Chapter 14 foreshadows the mobs engaging in class struggle by showing how quickly a mob can form, and it recalls the mob thirstily drinking the spilled wine. Mob members show their collective power by threatening to throw those officially in charge of the funeral procession into the river. This power reversal echoes later mob scenes in France but, crucially, Dickens shows that the mobs do not get completely out of control in England. The very suggestion that someone will call the guards is enough to disperse the crowd, whereas in revolutionary France the mob might be more likely to kill the guards at the risk of their own lives. Cruncher, for his part, is involved in the mob scene for a very particular reason: he has a professional interest in funerals and dead bodies because he is a "Resurrection-Man." This position helps explain his previous uneasiness at the idea that anyone really could be raised from the dead.

The opening section of Chapter 14 makes a connection between Jerry Cruncher and Dante Alighieri, the 13th-century Italian author of the Divine Comedy. "Time was when a poet sat upon a stool in a public place and mused at the sight of men" refers to the fact that Dante supposedly sat upon a stool to contemplate. There is a poetic connection, too, in that both were concerned with what happens after death, although Dante was concerned about the soul's experience in the afterlife while Cruncher is concerned with how he can profit from a dead body.

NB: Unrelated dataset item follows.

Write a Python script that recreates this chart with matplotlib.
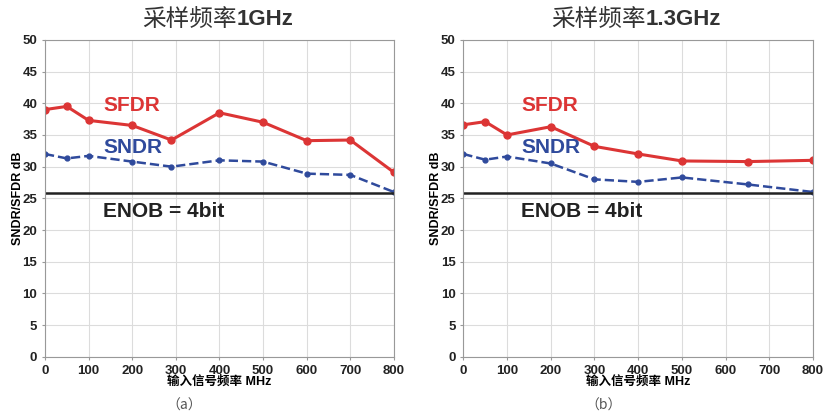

Jerry also shows his fondness for euphemisms, a fact that is reflected in the title of the chapter. His digging bodies from the ground makes him "an honest tradesman," and the profession is known as "resurrection-man;" his wife is berated for "flopping," Jerry's word for praying. In this way Jerry tries to invert normal values. He gives impolite terms to respectable events (flopping for praying) and polite terms for questionable work in a comic reach for respectability.